Hi folks, Dimitris from NetApp here (http://recoverymonkey.org).
First: Mostly anonymous comments - your feedback is like tears in the rain. Use your real name and disclose affiliation. It's the professional thing to do.
Second: Do read the whole article.
"The end is nigh" my left foot, Mr. Man Mountain... (who works for HP - I had to dig up that little tidbit from one of his past posts). Go take care of your own house instead of spreading sensationalistic FUD.
So here's the deal:
1. All-Flash FAS (AFF) is here TODAY and offers far more maturity, robustness, flexibility and functionality than any other AFA. Nobody can offer this particular combination in the AFA space today.

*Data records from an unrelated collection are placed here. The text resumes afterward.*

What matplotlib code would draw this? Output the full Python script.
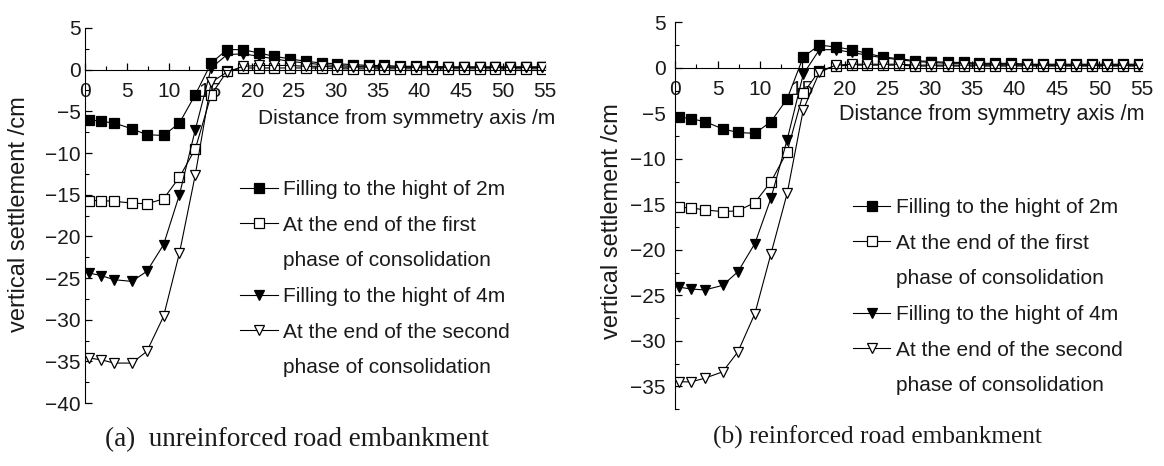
import numpy as np
import matplotlib.pyplot as plt
from matplotlib.lines import Line2D
from matplotlib.ticker import MultipleLocator

plt.rcParams['font.family'] = ['Liberation Sans', 'DejaVu Sans']

# distance from symmetry axis (m), same nodes for every curve
dist = [0.5, 1.9, 3.5, 5.6, 7.4, 9.4, 11.3, 13.2, 15.1, 17.0, 18.9, 20.8, 22.6, 24.5, 26.4,
        28.3, 30.2, 32.1, 34.0, 35.8, 37.7, 39.6, 41.5, 43.4, 45.3, 47.2, 49.1, 50.9, 52.8, 54.7]

# (a) unreinforced embankment, settlement in cm
a_fill2 = [-6.0, -6.2, -6.4, -7.1, -7.8, -7.9, -6.4, -3.0, 0.8, 2.4, 2.4, 2.0, 1.6, 1.3, 1.0,
           0.8, 0.7, 0.6, 0.5, 0.5, 0.4, 0.4, 0.4, 0.3, 0.3, 0.3, 0.3, 0.3, 0.3, 0.3]
a_cons1 = [-15.7, -15.7, -15.8, -16.0, -16.1, -15.5, -12.9, -9.5, -3.0, -0.2, 0.2, 0.2, 0.2, 0.2, 0.2,
           0.2, 0.1, 0.1, 0.1, 0.1, 0.1, 0.1, 0.1, 0.1, 0.1, 0.1, 0.1, 0.1, 0.1, 0.1]
a_fill4 = [-24.4, -24.7, -25.2, -25.4, -24.2, -21.0, -15.0, -7.2, 0.2, 1.8, 1.9, 1.6, 1.3, 1.0, 0.8,
           0.6, 0.5, 0.4, 0.4, 0.3, 0.3, 0.3, 0.3, 0.3, 0.3, 0.3, 0.3, 0.3, 0.3, 0.3]
a_cons2 = [-34.6, -34.8, -35.2, -35.2, -33.8, -29.6, -22.0, -12.6, -1.5, -0.3, 0.4, 0.5, 0.5, 0.5, 0.4,
           0.4, 0.3, 0.3, 0.3, 0.3, 0.3, 0.3, 0.3, 0.3, 0.3, 0.3, 0.3, 0.3, 0.3, 0.3]

# (b) reinforced embankment
b_fill2 = [-5.4, -5.6, -5.9, -6.7, -7.1, -7.2, -5.9, -3.4, 1.2, 2.5, 2.3, 2.0, 1.6, 1.2, 1.0,
           0.8, 0.7, 0.6, 0.6, 0.5, 0.5, 0.5, 0.4, 0.4, 0.4, 0.4, 0.4, 0.4, 0.4, 0.4]
b_cons1 = [-15.3, -15.4, -15.6, -15.8, -15.7, -14.8, -12.5, -9.2, -2.8, -0.3, 0.2, 0.3, 0.3, 0.3, 0.3,
           0.2, 0.2, 0.2, 0.2, 0.2, 0.2, 0.2, 0.2, 0.2, 0.2, 0.2, 0.2, 0.2, 0.2, 0.2]
b_fill4 = [-24.1, -24.3, -24.4, -23.9, -22.4, -19.3, -14.3, -7.9, -0.7, 2.0, 2.0, 1.7, 1.4, 1.1, 0.9,
           0.7, 0.6, 0.5, 0.5, 0.4, 0.4, 0.4, 0.4, 0.3, 0.3, 0.3, 0.3, 0.3, 0.3, 0.3]
b_cons2 = [-34.5, -34.5, -34.1, -33.4, -31.2, -27.0, -20.4, -13.8, -4.6, -0.5, 0.3, 0.4, 0.4, 0.4, 0.4,
           0.3, 0.3, 0.3, 0.3, 0.3, 0.3, 0.3, 0.3, 0.3, 0.3, 0.3, 0.3, 0.3, 0.3, 0.3]

labels = ['Filling to the hight of 2m', 'At the end of the first', 'phase of consolidation',
          'Filling to the hight of 4m', 'At the end of the second', 'phase of consolidation']
styles = [('s', 'black'), ('s', 'white'), ('v', 'black'), ('v', 'white')]

TXT = '#1a1a1a'

fig = plt.figure(figsize=(11.64, 4.66), dpi=100)
ax_a = fig.add_axes([0.073, 0.135, 0.395, 0.805])
ax_b = fig.add_axes([0.580, 0.122, 0.401, 0.830])


def draw(ax, series, ylim, ypad):
    for ys, (m, fc) in zip(series, styles):
        ax.plot(dist, ys, color='black', lw=0.8, marker=m, ms=7.5, mfc=fc, mec='black', mew=0.9)
    ax.set_xlim(0, 55)
    ax.set_ylim(*ylim)
    ax.spines['top'].set_visible(False)
    ax.spines['right'].set_visible(False)
    ax.spines['bottom'].set_position(('data', 0))
    ax.xaxis.set_major_locator(MultipleLocator(5))
    ax.xaxis.set_minor_locator(MultipleLocator(2.5))
    ax.yaxis.set_minor_locator(MultipleLocator(2.5))
    ax.tick_params(which='both', direction='in', labelsize=15, colors='black', labelcolor=TXT)
    ax.tick_params(which='major', length=5, width=0.9)
    ax.tick_params(which='minor', length=3, width=0.8)
    ax.tick_params(axis='x', pad=9)
    ax.tick_params(axis='y', pad=ypad)
    yt = np.arange(-40, 5.1, 5)
    yt = yt[yt >= ylim[0]]
    ax.set_yticks(yt)
    ax.set_yticklabels([f'{v:g}'.replace('-', '\u2212') for v in yt])
    ax.set_xticklabels([f'{v:g}' for v in ax.get_xticks()])


draw(ax_a, [a_fill2, a_cons1, a_fill4, a_cons2], (-40, 5), 3)
draw(ax_b, [b_fill2, b_cons1, b_fill4, b_cons2], (-37.5, 5), 7)

for ax, xy, fs in [(ax_a, (1.022, 0.758), 15), (ax_b, (1.006, 0.762), 15.5)]:
    ax.text(xy[0], xy[1], 'Distance from symmetry axis /m', transform=ax.transAxes,
            ha='right', va='center', fontsize=fs, color=TXT)

fig.text(0.016, 1 - 214 / 466, 'vertical settlement /cm', rotation=90, ha='center', va='center',
         fontsize=17, color=TXT)
fig.text(0.526, 1 - 221 / 466, 'vertical settlement /cm', rotation=90, ha='center', va='center',
         fontsize=17, color=TXT)


def make_legend(ax, anchor):
    handles = []
    for i, (m, fc) in enumerate(styles):
        handles.append(Line2D([], [], color='black', lw=0.8, marker=m, ms=7.5, mfc=fc,
                              mec='black', mew=0.9))
        if i in (1, 3):
            handles.append(Line2D([], [], lw=0, marker=None))
    ax.legend(handles, labels, loc='upper left', bbox_to_anchor=anchor,
              bbox_transform=fig.transFigure, frameon=False, fontsize=15,
              handlelength=1.8, handletextpad=0.25, labelspacing=0.8,
              borderpad=0, borderaxespad=0, labelcolor=TXT)


make_legend(ax_a, (240 / 1164, 1 - 180 / 466))
make_legend(ax_b, (853 / 1164, 1 - 198 / 466))

fig.text(297 / 1164, 1 - 440 / 466, '(a)  unreinforced road embankment', ha='center', va='center',
         fontsize=19.5, family='Liberation Serif', color=TXT)
fig.text(877 / 1164, 1 - 437 / 466, '(b) reinforced road embankment', ha='center', va='center',
         fontsize=18.3, family='Liberation Serif', color=TXT)

fig.savefig('out.png', dpi=100)
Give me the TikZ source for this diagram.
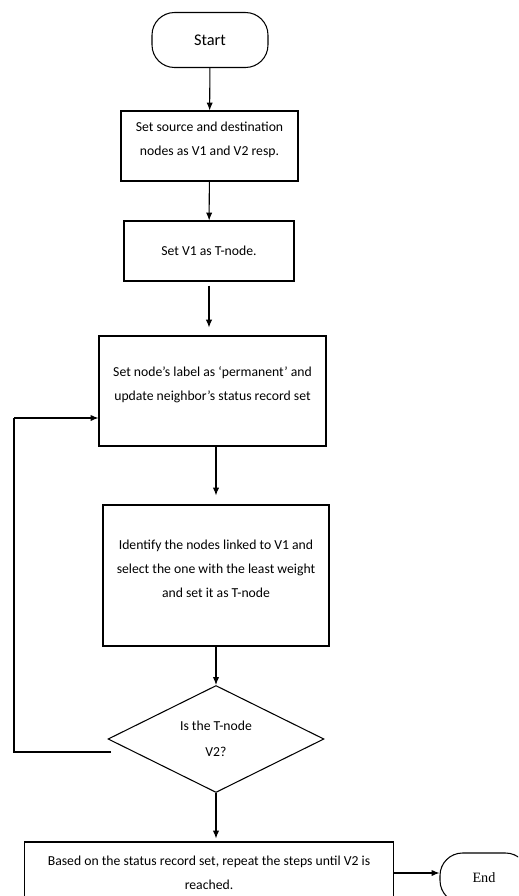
\documentclass[tikz,border=0pt]{standalone}
\usepackage{fontspec}
\setmainfont{Carlito}
\newfontfamily\endfont{Liberation Serif}
\usetikzlibrary{shapes.geometric, arrows.meta}

\begin{document}
\begin{tikzpicture}[x=0.02cm, y=-0.02cm, every node/.style={font=\fontsize{7.8}{13.6}\selectfont},
    proc/.style={draw, rectangle, line width=0.6pt, align=center, inner sep=2pt},
    procup/.style={proc, text depth=8pt},
    term/.style={draw, rectangle, rounded corners=0.45cm, line width=0.6pt},
    flow/.style={line width=0.6pt, -{Latex[length=4.5pt,width=3.6pt]}}]
    \clip (0,0) rectangle (518,896);
    \node[term, minimum width=2.32cm, minimum height=1.1cm, font=\fontsize{9.3}{11}\selectfont] (start) at (210,40) {Start};
    \node[procup, minimum width=3.54cm, minimum height=1.4cm] (setsrc) at (209.5,146) {Set source and destination\\nodes as V1 and V2 resp.};
    \node[proc, minimum width=3.4cm, minimum height=1.2cm] (settnode) at (209,251) {Set V1 as T-node.};
    \node[procup, minimum width=4.54cm, minimum height=2.2cm] (perm) at (212.5,391) {Set node’s label as ‘permanent’ and\\update neighbor’s status record set};
    \node[procup, minimum width=4.52cm, minimum height=2.82cm] (ident) at (216,575.5) {Identify the nodes linked to V1 and\\select the one with the least weight\\and set it as T-node};
    \node[draw, diamond, aspect=2, line width=0.6pt, inner sep=0pt, align=center, minimum width=4.32cm, minimum height=2.14cm, font=\fontsize{7.8}{14.7}\selectfont] (check) at (216,739) {Is the T-node\\V2?};
    \node[proc, minimum width=7.4cm, minimum height=1.24cm] (repeat) at (209,873) {Based on the status record set, repeat the steps until V2 is\\reached.};
    \node[term, minimum width=1.76cm, minimum height=1cm, font=\endfont\fontsize{8.1}{10}\selectfont] (end) at (484,878) {End};
    % loop back corners
    \coordinate (loopstart) at (111,752);
    \coordinate (loopbot) at (14,752);
    \coordinate (looptop) at (14,418);
    \draw[flow] (start) -- (setsrc);
    \draw[flow] (setsrc) -- (settnode);
    \draw[flow, shorten <=2.3pt, shorten >=4.5pt] (settnode.south) -- (settnode.south |- perm.north);
    \draw[flow, shorten >=5.1pt] (perm.south -| ident.north) -- (ident.north);
    \draw[flow] (ident.south -| check.north) -- (check.north);
    \draw[flow, shorten >=1.7pt] (check.south) -- (check.south |- repeat.north);
    \draw[line width=0.6pt] (loopstart) -- (loopbot) -- (looptop);
    \draw[flow] (looptop) -- (looptop -| perm.west);
    \draw[flow] (repeat.east |- 0,873) -- (end.west |- 0,873);
\end{tikzpicture}
\end{document}
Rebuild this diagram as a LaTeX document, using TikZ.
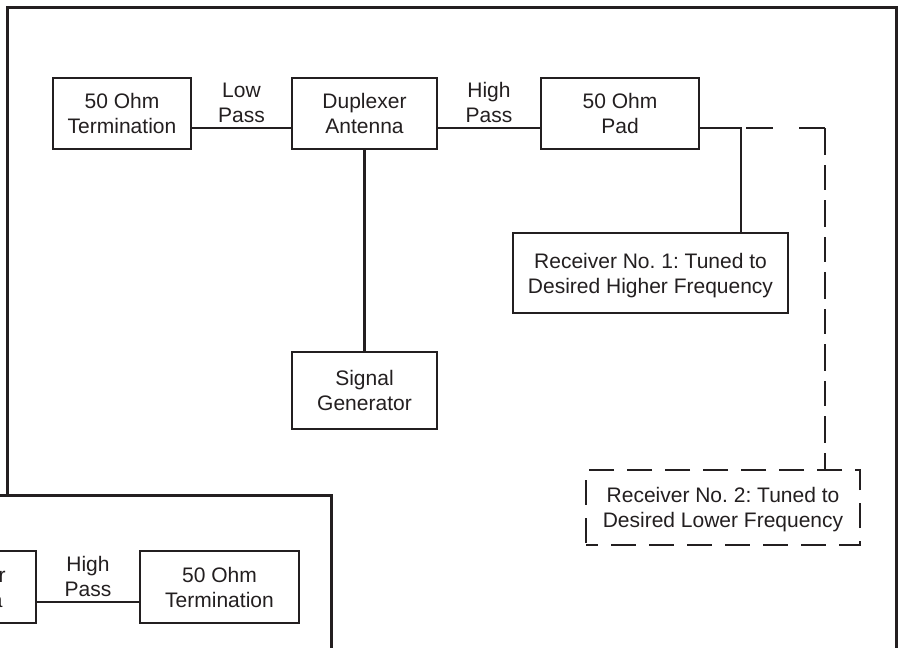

2. EF is here TODAY, offering great reliability, very short I/O pathlengths leading to low latency, and super high speeds, while remaining extremely cost-effective.
3. FlashRay (and more importantly MarsOS) is not a replacement for either - the vision for the final product far surpasses what the other AFAs are doing. The initial release is still appropriate for several deployments but people needing the extra features today should go with AFF or EF.
MarsOS has a ton of innovation - as time passes more will be revealed. But we looked at all the various architectures out there - and instead of developing from scratch, we could have bought another player if we thought they had something significant to add to the table.
The capability to inter-operate with ONTAP for instance is a big deal. We are trying to make having separate silos not be too painful, yet recognize that one product cannot possibly do it all (ONTAP tries and succeeds for 90% of the workloads out there).
We are building a serious, future-proof tech to carry us for the long haul in the solid space arena. Not the same value prop as small vendors whose only goal is to get acquired.
Building enterprise storage is not easy - making something go fast is easy, making it cheap is easy. Add reliability, flexibility, future-proofing etc. and it gets harder and harder.
MarsOS is designed to work with any CPU architecture and is extensible to any solid state type - not merely optimized for NAND flash. Very important to not paint oneself into a corner.
Look at it from a big picture standpoint. I agree it's hard for some vendors since they cannot address the big picture.